Immaginate la scena:
- Un’azienda italiana sviluppa un GPT-Italia su commissione del governo. Dopo anni di ritardi, il progetto viene lanciato con grande fanfara, ma il modello è goffo, lento e incapace di rispondere in modo intelligente alle domande più complesse.
- Gli utenti, delusi, continuano a usare ChatGPT, nonostante le raccomandazioni ufficiali di adottare l’AI nazionale.
- Il governo decide di imporre restrizioni all’uso di modelli stranieri per “proteggere l’industria locale”, costringendo aziende e cittadini a usare un’AI inferiore.
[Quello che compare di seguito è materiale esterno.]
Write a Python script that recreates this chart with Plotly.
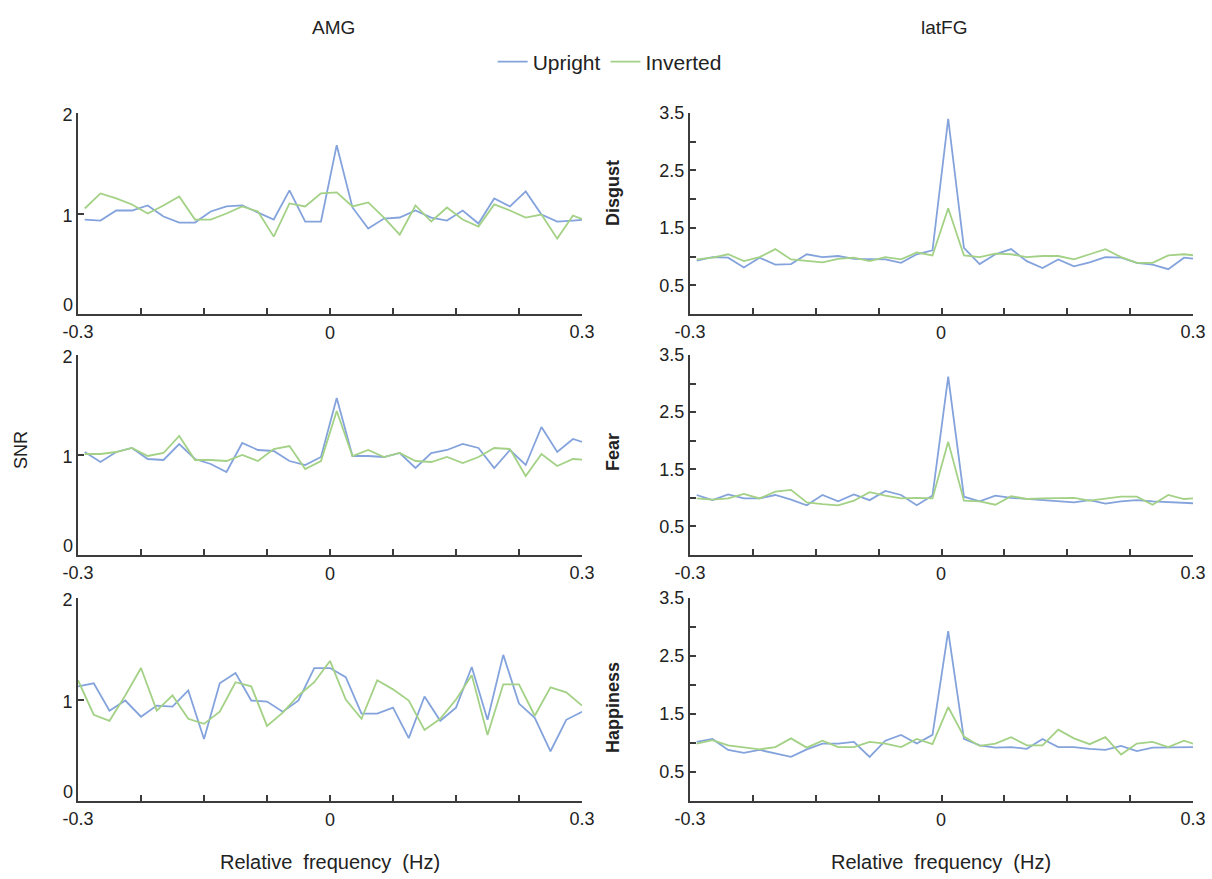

- I burocrati celebrano il successo dell’iniziativa, mentre gli sviluppatori in fuga twittano la loro frustrazione da un coworking a Berlino.
Chi vince davvero?
A chi conviene, quindi, l’AI sovrana? Sicuramente ai governi autoritari, che potranno modellare l’AI a loro immagine e somiglianza, filtrando contenuti scomodi e riscrivendo la realtà a proprio piacimento. Conviene anche ai colossi della difesa e della cybersicurezza, che vedranno un fiume di soldi pubblici investiti in progetti di AI nazionali.
Per il cittadino medio, invece, il vantaggio è meno chiaro. Se da un lato un’AI più attenta alle sfumature culturali potrebbe migliorare l’esperienza utente, dall’altro il rischio è di finire intrappolati in una bolla digitale fatta di censura, inefficienza e scarsa innovazione.
Quindi, sarà una cosa buona o no?
La risposta è: dipende. Se l’obiettivo dell’AI sovrana è quello di garantire maggiore diversità culturale nei modelli di intelligenza artificiale, potrebbe essere una buona idea. Ma se diventa un pretesto per il protezionismo digitale e il controllo governativo, il risultato sarà solo un mosaico di AI nazionali limitate, inefficienti e potenzialmente pericolose per la libertà di espressione.
L’AI sovrana potrebbe portarci in un futuro in cui ogni paese avrà la sua versione della verità, del linguaggio e della realtà digitale. Un mondo in cui chiedere a un chatbot “Cos’è la democrazia?” darà risposte radicalmente diverse a seconda della nazione in cui ci si trova.
In definitiva, la vera domanda non è dove ci porterà l’AI sovrana?, ma chi guiderà il timone?